### Directive
Transcribe each line of the records below exactly, excluding any embedded images.

* START Available records *

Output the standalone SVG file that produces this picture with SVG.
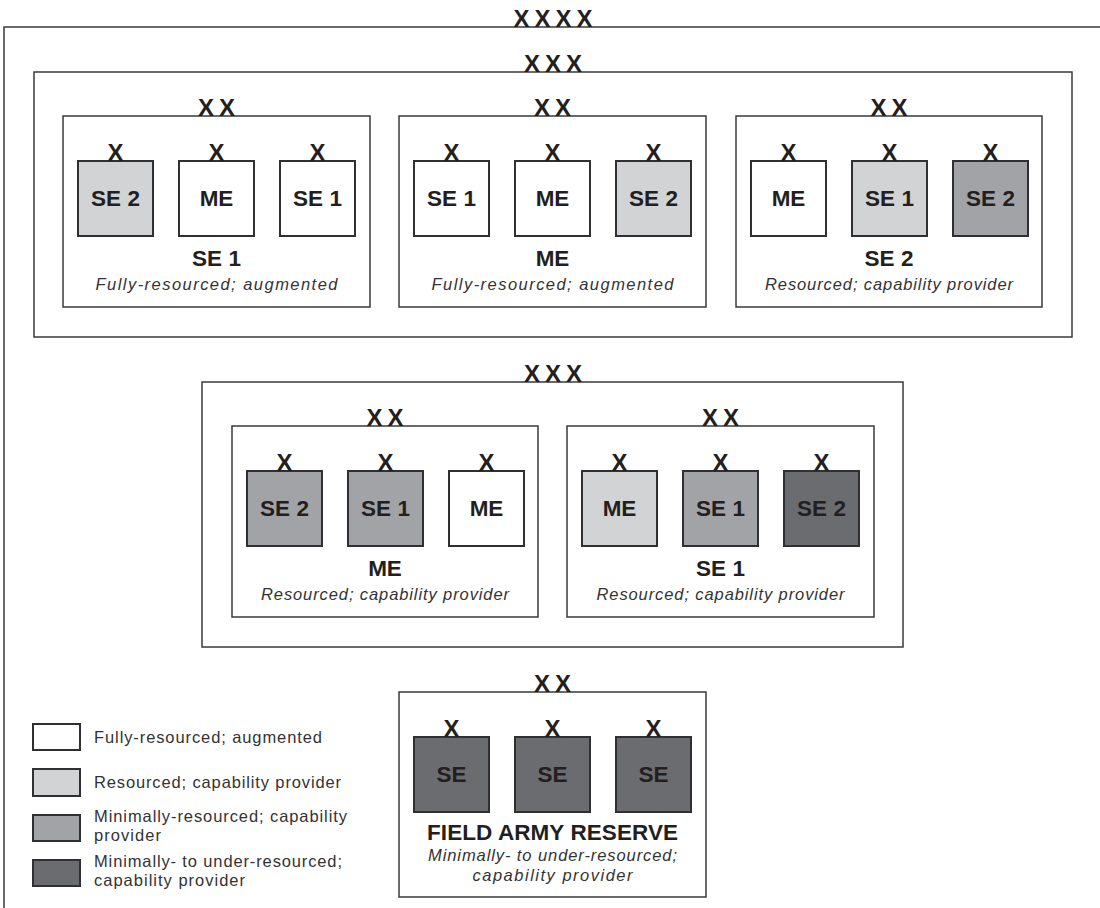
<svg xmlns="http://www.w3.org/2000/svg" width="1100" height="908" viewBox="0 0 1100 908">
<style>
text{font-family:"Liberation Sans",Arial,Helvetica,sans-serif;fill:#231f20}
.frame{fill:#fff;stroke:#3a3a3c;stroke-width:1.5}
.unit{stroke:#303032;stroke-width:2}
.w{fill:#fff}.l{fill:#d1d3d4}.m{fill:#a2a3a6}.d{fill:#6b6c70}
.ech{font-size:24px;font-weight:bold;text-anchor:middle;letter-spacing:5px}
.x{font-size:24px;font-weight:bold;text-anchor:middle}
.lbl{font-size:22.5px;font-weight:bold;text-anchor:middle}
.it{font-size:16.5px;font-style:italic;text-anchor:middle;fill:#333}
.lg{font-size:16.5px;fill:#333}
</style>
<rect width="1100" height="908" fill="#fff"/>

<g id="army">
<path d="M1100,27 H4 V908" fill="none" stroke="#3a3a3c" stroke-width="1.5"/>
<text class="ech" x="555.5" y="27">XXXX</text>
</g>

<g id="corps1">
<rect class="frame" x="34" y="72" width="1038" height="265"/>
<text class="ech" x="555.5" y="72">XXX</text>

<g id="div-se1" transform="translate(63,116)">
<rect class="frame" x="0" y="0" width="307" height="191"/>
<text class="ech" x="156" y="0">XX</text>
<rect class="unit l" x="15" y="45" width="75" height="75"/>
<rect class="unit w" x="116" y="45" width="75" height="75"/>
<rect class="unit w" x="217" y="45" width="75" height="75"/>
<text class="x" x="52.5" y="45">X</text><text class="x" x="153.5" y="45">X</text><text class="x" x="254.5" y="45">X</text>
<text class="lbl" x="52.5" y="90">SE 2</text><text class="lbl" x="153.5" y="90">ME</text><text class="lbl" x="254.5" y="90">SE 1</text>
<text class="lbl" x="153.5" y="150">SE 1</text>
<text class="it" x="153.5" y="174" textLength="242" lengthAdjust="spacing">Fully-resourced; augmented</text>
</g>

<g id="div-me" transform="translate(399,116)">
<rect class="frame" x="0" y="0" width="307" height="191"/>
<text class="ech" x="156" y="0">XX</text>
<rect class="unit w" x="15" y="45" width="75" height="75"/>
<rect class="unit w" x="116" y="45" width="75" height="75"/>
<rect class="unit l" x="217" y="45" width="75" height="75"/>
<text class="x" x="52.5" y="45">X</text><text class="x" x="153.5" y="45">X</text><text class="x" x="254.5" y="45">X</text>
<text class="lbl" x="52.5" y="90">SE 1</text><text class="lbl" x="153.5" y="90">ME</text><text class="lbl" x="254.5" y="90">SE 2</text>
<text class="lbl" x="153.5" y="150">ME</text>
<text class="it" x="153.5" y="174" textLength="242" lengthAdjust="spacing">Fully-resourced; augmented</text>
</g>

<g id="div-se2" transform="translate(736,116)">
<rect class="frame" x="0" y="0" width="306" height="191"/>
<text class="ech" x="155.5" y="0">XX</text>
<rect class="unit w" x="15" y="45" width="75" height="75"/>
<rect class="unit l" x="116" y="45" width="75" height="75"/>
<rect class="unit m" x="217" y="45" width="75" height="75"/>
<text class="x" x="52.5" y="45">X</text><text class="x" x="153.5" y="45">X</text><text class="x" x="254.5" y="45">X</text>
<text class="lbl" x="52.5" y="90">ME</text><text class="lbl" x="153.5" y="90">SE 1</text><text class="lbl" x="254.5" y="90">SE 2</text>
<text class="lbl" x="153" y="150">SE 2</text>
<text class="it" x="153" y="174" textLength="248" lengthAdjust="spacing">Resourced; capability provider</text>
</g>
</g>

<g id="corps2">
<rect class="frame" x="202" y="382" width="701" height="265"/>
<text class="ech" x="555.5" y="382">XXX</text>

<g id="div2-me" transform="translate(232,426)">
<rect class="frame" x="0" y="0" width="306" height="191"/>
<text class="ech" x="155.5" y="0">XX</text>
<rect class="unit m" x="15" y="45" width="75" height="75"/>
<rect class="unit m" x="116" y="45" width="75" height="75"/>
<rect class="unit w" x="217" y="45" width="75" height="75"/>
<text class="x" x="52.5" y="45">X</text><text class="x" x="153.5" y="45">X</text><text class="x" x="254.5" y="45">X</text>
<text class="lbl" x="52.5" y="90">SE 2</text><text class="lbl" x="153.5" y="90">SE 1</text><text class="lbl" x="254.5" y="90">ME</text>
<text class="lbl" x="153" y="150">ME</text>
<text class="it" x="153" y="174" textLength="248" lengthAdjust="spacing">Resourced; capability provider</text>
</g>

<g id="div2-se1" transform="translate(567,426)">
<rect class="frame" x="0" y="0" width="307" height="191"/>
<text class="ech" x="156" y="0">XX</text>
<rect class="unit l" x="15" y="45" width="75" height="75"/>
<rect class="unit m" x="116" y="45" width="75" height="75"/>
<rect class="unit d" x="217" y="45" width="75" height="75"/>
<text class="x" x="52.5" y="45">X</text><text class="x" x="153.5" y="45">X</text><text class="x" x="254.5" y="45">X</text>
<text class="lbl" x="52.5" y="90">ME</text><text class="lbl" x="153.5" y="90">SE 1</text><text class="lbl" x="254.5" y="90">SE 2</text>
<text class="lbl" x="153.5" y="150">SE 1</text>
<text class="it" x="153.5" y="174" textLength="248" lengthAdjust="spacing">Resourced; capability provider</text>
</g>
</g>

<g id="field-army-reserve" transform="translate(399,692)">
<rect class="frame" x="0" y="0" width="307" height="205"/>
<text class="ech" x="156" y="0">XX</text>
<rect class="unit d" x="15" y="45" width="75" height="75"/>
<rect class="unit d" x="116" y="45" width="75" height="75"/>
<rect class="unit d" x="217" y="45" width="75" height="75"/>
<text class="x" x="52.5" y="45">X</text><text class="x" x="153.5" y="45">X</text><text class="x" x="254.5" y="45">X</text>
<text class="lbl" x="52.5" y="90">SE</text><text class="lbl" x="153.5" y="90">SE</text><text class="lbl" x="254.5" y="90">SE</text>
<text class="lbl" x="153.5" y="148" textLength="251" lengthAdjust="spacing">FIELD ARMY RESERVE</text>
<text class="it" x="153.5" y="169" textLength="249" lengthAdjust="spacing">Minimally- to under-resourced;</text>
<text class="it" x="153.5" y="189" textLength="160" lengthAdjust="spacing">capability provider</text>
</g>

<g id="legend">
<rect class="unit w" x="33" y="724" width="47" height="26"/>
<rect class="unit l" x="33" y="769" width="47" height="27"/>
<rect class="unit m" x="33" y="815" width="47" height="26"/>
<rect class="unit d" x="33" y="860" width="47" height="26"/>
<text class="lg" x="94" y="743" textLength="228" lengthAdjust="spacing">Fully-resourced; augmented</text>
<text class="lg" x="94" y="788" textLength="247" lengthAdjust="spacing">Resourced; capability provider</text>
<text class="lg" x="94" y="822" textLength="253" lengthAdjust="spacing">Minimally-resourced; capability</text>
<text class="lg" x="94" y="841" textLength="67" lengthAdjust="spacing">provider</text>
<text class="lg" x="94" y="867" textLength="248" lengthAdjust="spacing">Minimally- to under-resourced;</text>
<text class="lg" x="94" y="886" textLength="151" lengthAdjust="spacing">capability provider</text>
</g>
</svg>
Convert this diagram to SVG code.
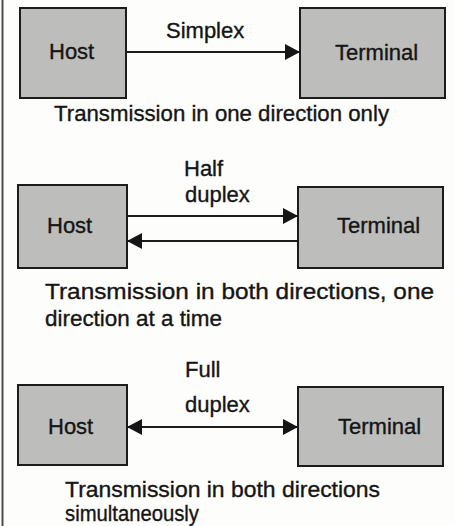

* END Available records *

### Task answer
Output the standalone SVG file that produces this picture with SVG.
<svg xmlns="http://www.w3.org/2000/svg" width="1100" height="908" viewBox="0 0 1100 908">
<style>
text{font-family:"Liberation Sans",Arial,Helvetica,sans-serif;fill:#231f20}
.frame{fill:#fff;stroke:#3a3a3c;stroke-width:1.5}
.unit{stroke:#303032;stroke-width:2}
.w{fill:#fff}.l{fill:#d1d3d4}.m{fill:#a2a3a6}.d{fill:#6b6c70}
.ech{font-size:24px;font-weight:bold;text-anchor:middle;letter-spacing:5px}
.x{font-size:24px;font-weight:bold;text-anchor:middle}
.lbl{font-size:22.5px;font-weight:bold;text-anchor:middle}
.it{font-size:16.5px;font-style:italic;text-anchor:middle;fill:#333}
.lg{font-size:16.5px;fill:#333}
</style>
<rect width="1100" height="908" fill="#fff"/>

<g id="army">
<path d="M1100,27 H4 V908" fill="none" stroke="#3a3a3c" stroke-width="1.5"/>
<text class="ech" x="555.5" y="27">XXXX</text>
</g>

<g id="corps1">
<rect class="frame" x="34" y="72" width="1038" height="265"/>
<text class="ech" x="555.5" y="72">XXX</text>

<g id="div-se1" transform="translate(63,116)">
<rect class="frame" x="0" y="0" width="307" height="191"/>
<text class="ech" x="156" y="0">XX</text>
<rect class="unit l" x="15" y="45" width="75" height="75"/>
<rect class="unit w" x="116" y="45" width="75" height="75"/>
<rect class="unit w" x="217" y="45" width="75" height="75"/>
<text class="x" x="52.5" y="45">X</text><text class="x" x="153.5" y="45">X</text><text class="x" x="254.5" y="45">X</text>
<text class="lbl" x="52.5" y="90">SE 2</text><text class="lbl" x="153.5" y="90">ME</text><text class="lbl" x="254.5" y="90">SE 1</text>
<text class="lbl" x="153.5" y="150">SE 1</text>
<text class="it" x="153.5" y="174" textLength="242" lengthAdjust="spacing">Fully-resourced; augmented</text>
</g>

<g id="div-me" transform="translate(399,116)">
<rect class="frame" x="0" y="0" width="307" height="191"/>
<text class="ech" x="156" y="0">XX</text>
<rect class="unit w" x="15" y="45" width="75" height="75"/>
<rect class="unit w" x="116" y="45" width="75" height="75"/>
<rect class="unit l" x="217" y="45" width="75" height="75"/>
<text class="x" x="52.5" y="45">X</text><text class="x" x="153.5" y="45">X</text><text class="x" x="254.5" y="45">X</text>
<text class="lbl" x="52.5" y="90">SE 1</text><text class="lbl" x="153.5" y="90">ME</text><text class="lbl" x="254.5" y="90">SE 2</text>
<text class="lbl" x="153.5" y="150">ME</text>
<text class="it" x="153.5" y="174" textLength="242" lengthAdjust="spacing">Fully-resourced; augmented</text>
</g>

<g id="div-se2" transform="translate(736,116)">
<rect class="frame" x="0" y="0" width="306" height="191"/>
<text class="ech" x="155.5" y="0">XX</text>
<rect class="unit w" x="15" y="45" width="75" height="75"/>
<rect class="unit l" x="116" y="45" width="75" height="75"/>
<rect class="unit m" x="217" y="45" width="75" height="75"/>
<text class="x" x="52.5" y="45">X</text><text class="x" x="153.5" y="45">X</text><text class="x" x="254.5" y="45">X</text>
<text class="lbl" x="52.5" y="90">ME</text><text class="lbl" x="153.5" y="90">SE 1</text><text class="lbl" x="254.5" y="90">SE 2</text>
<text class="lbl" x="153" y="150">SE 2</text>
<text class="it" x="153" y="174" textLength="248" lengthAdjust="spacing">Resourced; capability provider</text>
</g>
</g>

<g id="corps2">
<rect class="frame" x="202" y="382" width="701" height="265"/>
<text class="ech" x="555.5" y="382">XXX</text>

<g id="div2-me" transform="translate(232,426)">
<rect class="frame" x="0" y="0" width="306" height="191"/>
<text class="ech" x="155.5" y="0">XX</text>
<rect class="unit m" x="15" y="45" width="75" height="75"/>
<rect class="unit m" x="116" y="45" width="75" height="75"/>
<rect class="unit w" x="217" y="45" width="75" height="75"/>
<text class="x" x="52.5" y="45">X</text><text class="x" x="153.5" y="45">X</text><text class="x" x="254.5" y="45">X</text>
<text class="lbl" x="52.5" y="90">SE 2</text><text class="lbl" x="153.5" y="90">SE 1</text><text class="lbl" x="254.5" y="90">ME</text>
<text class="lbl" x="153" y="150">ME</text>
<text class="it" x="153" y="174" textLength="248" lengthAdjust="spacing">Resourced; capability provider</text>
</g>

<g id="div2-se1" transform="translate(567,426)">
<rect class="frame" x="0" y="0" width="307" height="191"/>
<text class="ech" x="156" y="0">XX</text>
<rect class="unit l" x="15" y="45" width="75" height="75"/>
<rect class="unit m" x="116" y="45" width="75" height="75"/>
<rect class="unit d" x="217" y="45" width="75" height="75"/>
<text class="x" x="52.5" y="45">X</text><text class="x" x="153.5" y="45">X</text><text class="x" x="254.5" y="45">X</text>
<text class="lbl" x="52.5" y="90">ME</text><text class="lbl" x="153.5" y="90">SE 1</text><text class="lbl" x="254.5" y="90">SE 2</text>
<text class="lbl" x="153.5" y="150">SE 1</text>
<text class="it" x="153.5" y="174" textLength="248" lengthAdjust="spacing">Resourced; capability provider</text>
</g>
</g>

<g id="field-army-reserve" transform="translate(399,692)">
<rect class="frame" x="0" y="0" width="307" height="205"/>
<text class="ech" x="156" y="0">XX</text>
<rect class="unit d" x="15" y="45" width="75" height="75"/>
<rect class="unit d" x="116" y="45" width="75" height="75"/>
<rect class="unit d" x="217" y="45" width="75" height="75"/>
<text class="x" x="52.5" y="45">X</text><text class="x" x="153.5" y="45">X</text><text class="x" x="254.5" y="45">X</text>
<text class="lbl" x="52.5" y="90">SE</text><text class="lbl" x="153.5" y="90">SE</text><text class="lbl" x="254.5" y="90">SE</text>
<text class="lbl" x="153.5" y="148" textLength="251" lengthAdjust="spacing">FIELD ARMY RESERVE</text>
<text class="it" x="153.5" y="169" textLength="249" lengthAdjust="spacing">Minimally- to under-resourced;</text>
<text class="it" x="153.5" y="189" textLength="160" lengthAdjust="spacing">capability provider</text>
</g>

<g id="legend">
<rect class="unit w" x="33" y="724" width="47" height="26"/>
<rect class="unit l" x="33" y="769" width="47" height="27"/>
<rect class="unit m" x="33" y="815" width="47" height="26"/>
<rect class="unit d" x="33" y="860" width="47" height="26"/>
<text class="lg" x="94" y="743" textLength="228" lengthAdjust="spacing">Fully-resourced; augmented</text>
<text class="lg" x="94" y="788" textLength="247" lengthAdjust="spacing">Resourced; capability provider</text>
<text class="lg" x="94" y="822" textLength="253" lengthAdjust="spacing">Minimally-resourced; capability</text>
<text class="lg" x="94" y="841" textLength="67" lengthAdjust="spacing">provider</text>
<text class="lg" x="94" y="867" textLength="248" lengthAdjust="spacing">Minimally- to under-resourced;</text>
<text class="lg" x="94" y="886" textLength="151" lengthAdjust="spacing">capability provider</text>
</g>
</svg>
Convert this diagram to SVG code.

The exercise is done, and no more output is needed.